# Nimisila Weds 1/8



## icebucketjohn (Dec 22, 2005)

Rick & I were drilling holes before sunlight on the west side (S. Main St) early Weds morning, 1/8. We parked in the Nimisila Rd Boat Launch. 

We first started in shallow water and slowly worked out way out to 20FOW... heading north then east. 6" ice.

We fished 7:15am - noon.

Water was very clear and not stained in comparison to C5 yesterday. We drilled over 30 holes trying to find the buggers. Finally found some activity on the Vex, but No Luck

First time I can ever recall not getting a fish let alone a single bite.


----------



## trapperjon (Mar 11, 2008)

Wow..... Not the report that i wanted to hear. Did you see anybody else out ?


----------



## icebucketjohn (Dec 22, 2005)

Noon: Half dozen at C5 (Campground Bay)., didnt see any others on the entire lake


----------



## quicktafix1 (Feb 4, 2009)

I went South towards the dam alternating from 10-20 feet to the big bay South of the main st. parking area. Fished the ourside edge of the weeds. Marked a few and caught a couple tiny perch. Fished till dark. Be back there this afternoon. I know they are there somewhere!!

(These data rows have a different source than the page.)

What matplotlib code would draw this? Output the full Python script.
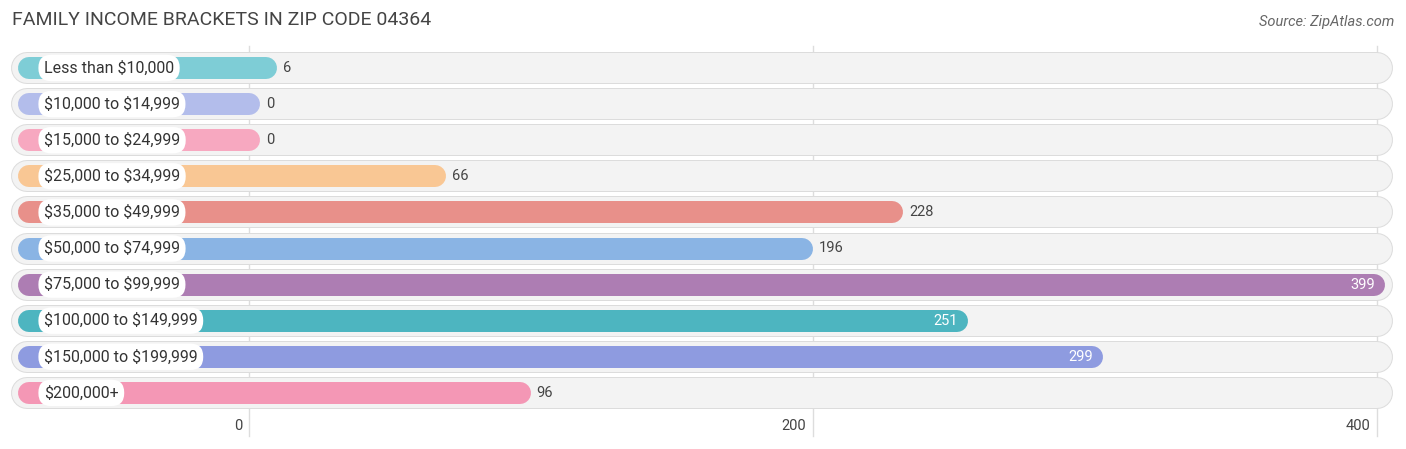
import matplotlib
matplotlib.use("Agg")
import matplotlib.pyplot as plt
plt.rcParams["text.parse_math"] = False

categories = ["Less than $10,000", "$10,000 to $14,999", "$15,000 to $24,999", "$25,000 to $34,999",
              "$35,000 to $49,999", "$50,000 to $74,999", "$75,000 to $99,999", "$100,000 to $149,999",
              "$150,000 to $199,999", "$200,000+"]
values = [6, 0, 0, 66, 228, 196, 399, 251, 299, 96]
colors = ["#7ECDD6", "#B3BDEB", "#F7A8C0", "#F9C794", "#E8908A", "#8AB4E4", "#AD7DB3", "#4DB5C0", "#8E9BE0", "#F497B5"]
ticks = [0, 200, 400]

W, H = 1406, 449
fig = plt.figure(figsize=(W/100, H/100), dpi=100)
ax = fig.add_axes([0, 0, 1, 1])
scale = 2.82
x0 = 249
def px(p):
    return (p - x0) / scale
ax.set_xlim(px(0), px(W))
ax.set_ylim(H, 0)
ax.axis("off")
pt = 72 / 100

for t in ticks:
    ax.plot([t, t], [46, 436], color="#DDDDDD", lw=1, zorder=0)
    ax.text(t - 2.5, 426, str(t), ha="right", va="center", fontsize=10.5, color="#444444", family="Roboto")

for i, (c, v, col) in enumerate(zip(categories, values, colors)):
    y = 68 + i * 36.1
    ax.plot([px(27), px(1377)], [y, y], color="#DCDCDC", lw=32*pt, solid_capstyle="round", zorder=1)
    ax.plot([px(27), px(1377)], [y, y], color="#F3F3F3", lw=30*pt, solid_capstyle="round", zorder=2)
    end = 260 + v * scale
    ax.plot([px(29), px(end - 11)], [y, y], color=col, lw=22*pt, solid_capstyle="round", zorder=3)
    ax.text(px(44), y, c, ha="left", va="center", fontsize=11.5, color="#333333", family="Roboto", zorder=5,
            bbox=dict(boxstyle="round,pad=0.35,rounding_size=0.8", fc="white", ec="none"))
    if v > 240:
        ax.text(px(end - 10), y, str(v), ha="right", va="center", fontsize=10.5, color="white", family="Roboto", zorder=6)
    else:
        ax.text(px(end + 6), y, str(v), ha="left", va="center", fontsize=10.5, color="#444444", family="Roboto", zorder=6)

ax.text(px(12), 20, "FAMILY INCOME BRACKETS IN ZIP CODE 04364", ha="left", va="center", fontsize=14, color="#444444", family="Roboto")
ax.text(px(1394), 22, "Source: ZipAtlas.com", ha="right", va="center", fontsize=10.5, color="#666666", style="italic", family="Roboto")

fig.savefig("out.png", dpi=100)
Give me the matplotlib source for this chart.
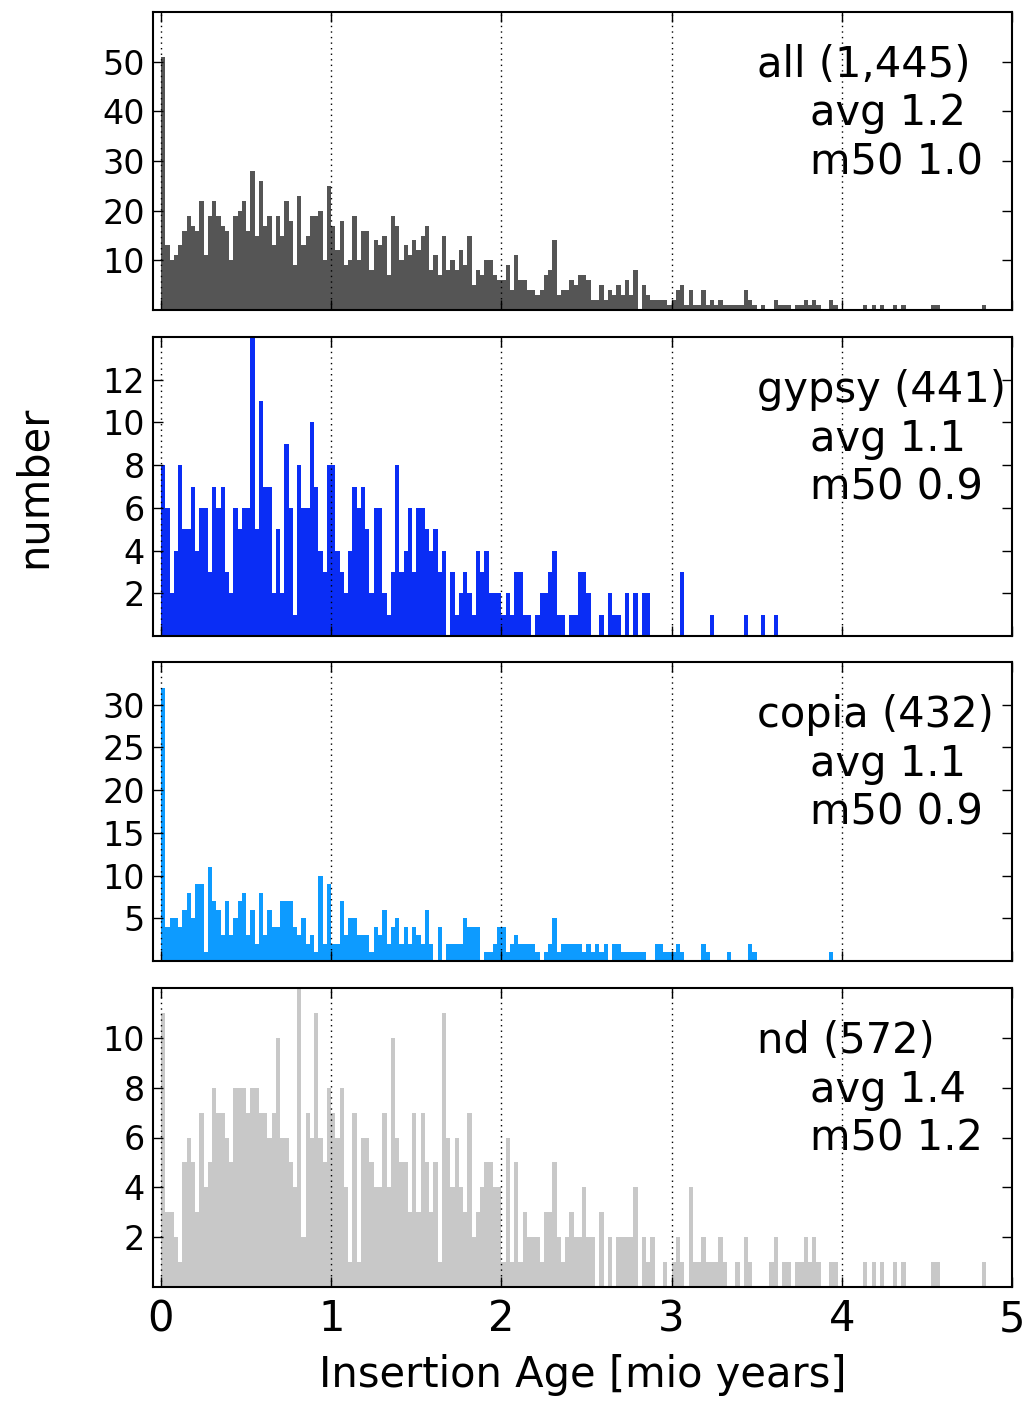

Sent from my SCH-I405 using Ohub Campfire mobile app


----------



## RJohnson442 (May 14, 2013)

I used a couple of your holes yesterday at lunch. Didnt know who you were till i got back to work and Dan (buckzye) described ya to me. Nice meeting you John.
Rob 

Sent from my Event using Ohub Campfire mobile app


----------



## keepinitreel (Apr 11, 2004)

Nimi was on fire at c5 if you like 9-10" crappie. For me it only lasted an hour 430 - 530. Everyone left at dark and I stayed until 730 but only catching a fish every 15 min. Used black ant and waxworm.


----------



## icebucketjohn (Dec 22, 2005)

Will hit it again tomorrow, (Friday 1/10), but wont be able to hit the sunrise bite. 

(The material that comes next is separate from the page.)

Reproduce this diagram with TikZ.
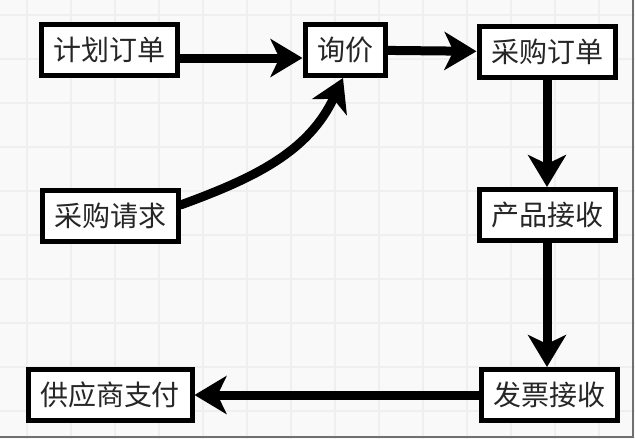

Not sure where I'll go though.


----------



## Grizzly Adams (Mar 31, 2012)

Anyone on Nimi today? Wanted to head over but not sure of ice conditions. 


Posted using Outdoor Hub Campfire


----------



## RJohnson442 (May 14, 2013)

Was on the north end yesterday. Ice was safe 5+ of clear

Sent from my Event using Ohub Campfire mobile app


----------



## Grizzly Adams (Mar 31, 2012)

Thanks for the info! Hoping to go this afternoon. 

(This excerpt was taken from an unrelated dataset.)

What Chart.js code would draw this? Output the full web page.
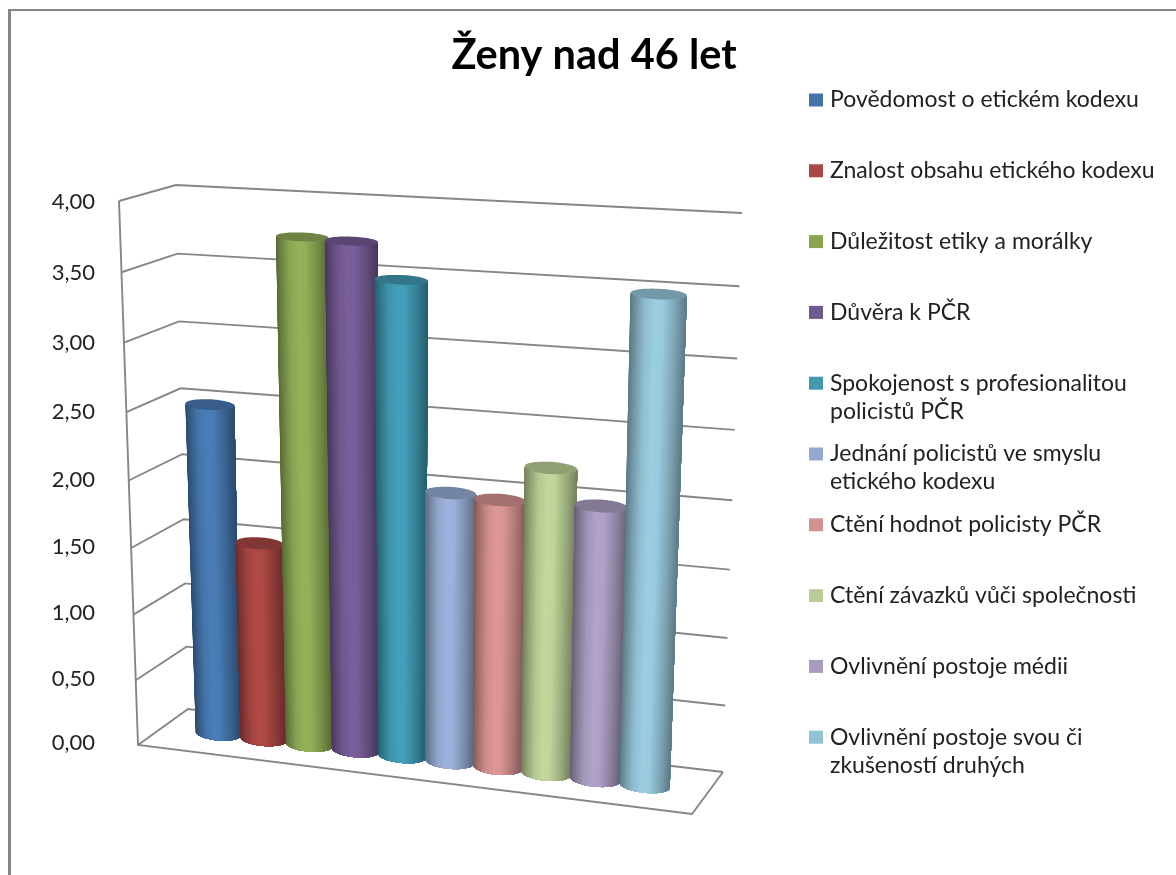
<!DOCTYPE html>
<html>
<head>
<meta charset="utf-8">
<title>Ženy nad 46 let</title>
<script src="https://cdn.jsdelivr.net/npm/chart.js@4/dist/chart.umd.min.js"></script>
<style>
    html, body { margin: 0; padding: 0; background: #fff; overflow: hidden; width: 1176px; height: 875px; }
    #frame { position: absolute; left: 8px; top: 9px; border-left: 3px solid #868686; border-top: 2px solid #868686; }
    canvas { display: block; }
</style>
</head>
<body>
<div id="frame"><canvas id="chart" width="1166" height="864"></canvas></div>
<script>
const categories = ['']
const seriesNames = [
    'Povědomost o etickém kodexu',
    'Znalost obsahu etického kodexu',
    'Důležitost etiky a morálky',
    'Důvěra k PČR',
    'Spokojenost s profesionalitou policistů PČR',
    'Jednání policistů ve smyslu etického kodexu',
    'Ctění hodnot policisty PČR',
    'Ctění závazků vůči společnosti',
    'Ovlivnění postoje médii',
    'Ovlivnění postoje svou či zkušeností druhých',
]
const seriesValues = [2.50, 1.50, 3.75, 3.74, 3.49, 2.00, 1.98, 2.24, 2.00, 3.50]
const seriesColors = [
    '#4573A7', '#AA4643', '#89A54E', '#71588F', '#4198AF',
    '#93A9CF', '#D19392', '#B9CD96', '#A99BBD', '#92C3D4',
]
const bodyColors = [
    '#4A7EB8', '#B04A47', '#94B35A', '#7A5F9B', '#43A0BB',
    '#9DB4DD', '#DE9796', '#C3D89C', '#B1A3C9', '#9CCEE2',
]

// frame corner, everything below is in page pixels
const OFFSET = 11
const LINE = '#868686'

// corners of the 3D box the picture was rendered in
const FRONT = { bl: [138, 745], br: [692, 814], tl: [119, 201], tr: [718, 234] }
const BACK = { bl: [188, 709], br: [723, 772], tl: [176, 185], tr: [742, 213] }

const WARP_X = 0.07
const WARP_Y = 0.055
const DEPTH = 0.22
const LEAN = 2
const FLARE = 0.07

function project(u, v, w) {
    const out = []
    for (let i = 0; i < 2; i++) {
        const f = (FRONT.bl[i] * (1 - u) + FRONT.br[i] * u) * (1 - v) + (FRONT.tl[i] * (1 - u) + FRONT.tr[i] * u) * v
        const b = (BACK.bl[i] * (1 - u) + BACK.br[i] * u) * (1 - v) + (BACK.tl[i] * (1 - u) + BACK.tr[i] * u) * v
        out.push(f * (1 - w) + b * w)
    }
    return out
}

// the value axis of the original is foreshortened, so is this one
class PerspectiveScale extends Chart.LinearScale {
    getPixelForValue(value) {
        const d = (value - this.min) / (this.max - this.min)
        return this.getPixelForDecimal(d + WARP_Y * d * (d - 1))
    }
}
PerspectiveScale.id = 'perspective'
PerspectiveScale.defaults = Chart.LinearScale.defaults
Chart.register(PerspectiveScale)

function shadeColor(hex, k) {
    const n = parseInt(hex.slice(1), 16)
    const c = [n >> 16, (n >> 8) & 255, n & 255].map(x => Math.min(255, Math.round(x * k)))
    return `rgb(${c[0]},${c[1]},${c[2]})`
}

const SHADE = [[0, 0.58], [0.12, 0.72], [0.3, 0.92], [0.48, 1], [0.62, 0.98], [0.85, 0.78], [1, 0.6]]
function shadeAt(x) {
    for (let i = 1; i < SHADE.length; i++) {
        if (x <= SHADE[i][0]) {
            const t = (x - SHADE[i - 1][0]) / (SHADE[i][0] - SHADE[i - 1][0])
            return SHADE[i - 1][1] + (SHADE[i][1] - SHADE[i - 1][1]) * t
        }
    }
    return 1
}

function drawPolyline(ctx, points) {
    ctx.beginPath()
    points.forEach((p, i) => i ? ctx.lineTo(p[0], p[1]) : ctx.moveTo(p[0], p[1]))
    ctx.stroke()
}

function drawBox(chart) {
    const { ctx, scales: { y } } = chart
    ctx.strokeStyle = LINE
    ctx.lineWidth = 1.9
    y.ticks.forEach(tick => {
        const v = (y.bottom - y.getPixelForValue(tick.value)) / (y.bottom - y.top)
        drawPolyline(ctx, [project(0, v, 0), project(0, v, 1), project(1, v, 1)])
    })
    drawPolyline(ctx, [project(0, 1, 0), project(0, 0, 0), project(1, 0, 0), project(1, 0, 1)])
}

function ellipseAt(center, a, b, t) {
    return [
        center[0] + a[0] * Math.cos(t) + b[0] * Math.sin(t),
        center[1] + a[1] * Math.cos(t) + b[1] * Math.sin(t),
    ]
}

function axesAt(u, halfU, v) {
    const c = project(u, v, 0.5)
    const right = project(u + halfU, v, 0.5)
    const front = project(u, v, 0.5 - DEPTH)
    const flat = 0.8 + 0.25 * v
    const flare = 1 + FLARE * v
    const a = [(right[0] - c[0]) * flare, (right[1] - c[1]) * flare]
    const b = [(front[0] - c[0]) * 0.3, (front[1] - c[1]) * flat]
    c[0] -= LEAN * v
    return { c, a, b }
}

function drawCylinder(ctx, bar, area, color) {
    const raw = (bar.x - area.left) / area.width
    const halfRaw = bar.width / 2 / area.width
    const u = raw + WARP_X * raw * (raw - 1)
    const halfU = halfRaw * (1 + WARP_X * (2 * raw - 1))
    const vTop = (area.bottom - bar.y) / area.height

    const bottom = axesAt(u, halfU, 0)
    const top = axesAt(u, halfU, vTop)

    // body painted left to right, each strip runs on to the right edge
    const STRIPS = 60
    for (let i = 0; i < STRIPS; i++) {
        const x = (1 - Math.cos(Math.PI * (i + 0.5) / STRIPS)) / 2
        ctx.fillStyle = shadeColor(color, shadeAt(x))
        ctx.beginPath()
        for (let k = i; k <= STRIPS; k++) {
            const q = ellipseAt(top.c, top.a, top.b, Math.PI - Math.PI * k / STRIPS)
            k === i ? ctx.moveTo(q[0], q[1]) : ctx.lineTo(q[0], q[1])
        }
        for (let k = STRIPS; k >= i; k--) {
            const q = ellipseAt(bottom.c, bottom.a, bottom.b, Math.PI - Math.PI * k / STRIPS)
            ctx.lineTo(q[0], q[1])
        }
        ctx.closePath()
        ctx.fill()
    }

    // top cap
    ctx.fillStyle = shadeColor(color, 0.74)
    ctx.beginPath()
    for (let i = 0; i < 60; i++) {
        const q = ellipseAt(top.c, top.a, top.b, Math.PI * 2 * i / 60)
        i ? ctx.lineTo(q[0], q[1]) : ctx.moveTo(q[0], q[1])
    }
    ctx.closePath()
    ctx.fill()
}

function wrapLabel(ctx, text, maxWidth) {
    const lines = []
    let line = ''
    text.split(' ').forEach(word => {
        const next = line ? line + ' ' + word : word
        if (ctx.measureText(next).width > maxWidth) {
            lines.push(line)
            line = word
        } else {
            line = next
        }
    })
    lines.push(line)
    return lines
}

function drawLegend(chart) {
    const ctx = chart.ctx
    ctx.font = '23px Lato'
    ctx.textBaseline = 'middle'
    ctx.textAlign = 'left'
    chart.data.datasets.forEach((ds, i) => {
        const y = 100 + i * 70.8
        ctx.fillStyle = ds.backgroundColor
        ctx.fillRect(809, y - 6.5, 14, 13)
        ctx.fillStyle = '#222222'
        wrapLabel(ctx, ds.label, 332).forEach((line, k) => ctx.fillText(line, 830, y + k * 28))
    })
}

const box3d = {
    id: 'box3d',
    beforeDatasetsDraw(chart) {
        const ctx = chart.ctx
        const { chartArea: area, scales: { y } } = chart
        ctx.save()
        ctx.translate(-OFFSET, -OFFSET)
        drawBox(chart)
        const plot = { left: area.left, width: area.right - area.left, bottom: y.bottom, height: y.bottom - y.top }
        chart.data.datasets.forEach((ds, i) => {
            drawCylinder(ctx, chart.getDatasetMeta(i).data[0], plot, bodyColors[i])
        })
        drawLegend(chart)
        ctx.restore()
        return false
    },
}

new Chart(document.getElementById('chart').getContext('2d'), {
    type: 'bar',
    data: {
        labels: categories,
        datasets: seriesNames.map((name, i) => ({
            label: name,
            data: [seriesValues[i]],
            backgroundColor: seriesColors[i],
        })),
    },
    options: {
        responsive: false,
        animation: false,
        categoryPercentage: 0.87,
        barPercentage: 1,
        layout: { padding: { left: 0, right: 0, top: 0, bottom: 132 } },
        scales: {
            x: { display: false },
            y: {
                type: 'perspective',
                min: 0,
                max: 4,
                grid: { display: false, drawTicks: false },
                border: { display: false },
                afterFit(scale) { scale.width = 90 },
                ticks: {
                    stepSize: 0.5,
                    padding: 6,
                    color: '#222222',
                    font: { family: 'Lato', size: 22 },
                    callback: value => value.toFixed(2).replace('.', ','),
                },
            },
        },
        plugins: {
            legend: { display: false },
            tooltip: { enabled: false },
            title: {
                display: true,
                text: 'Ženy nad 46 let',
                color: '#000000',
                font: { family: 'Lato', size: 41.5, weight: 'bold' },
                padding: { top: 20, bottom: 121 },
            },
        },
    },
    plugins: [box3d],
})
</script>
</body>
</html>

Posted using Outdoor Hub Campfire


----------



## Grizzly Adams (Mar 31, 2012)

No luck yesterday. Lots of marks but no takers. Found a fishing buddy for tomorrow though. Maybe between the two of us we can figure it out. Anyone having any luck at Nimi?


Posted using Outdoor Hub Campfire


----------



## Steelheadphycho (Mar 12, 2012)

What's the ice condition and thickness?


Posted using Outdoor Hub Campfire


----------



## Grizzly Adams (Mar 31, 2012)

Yesterday it was 5" inches of clear good ice but I did not move around much. Hearing the same from others. 


Posted using Outdoor Hub Campfire


----------



## RJohnson442 (May 14, 2013)

Nice solid 5_6 out there now on the nort end. Fish are hit n miss all day

Sent from my Event using Ohub Campfire mobile app


----------



## jbanker (Jun 7, 2009)

I went to c5 yesterday and quickly got off, ice cracked underneath me badly (not the normal creaking and cracking) and water started coming out of the hole I was checking that was left by a couple of kids who literally popped it and got right off. It was maybe three inches there, With half of it crap ice. Must have been a weak spot where I was.


----------



## Steelheadphycho (Mar 12, 2012)

Thanks for the reports. This cold snap will thicken it........


Posted using Outdoor Hub Campfire


----------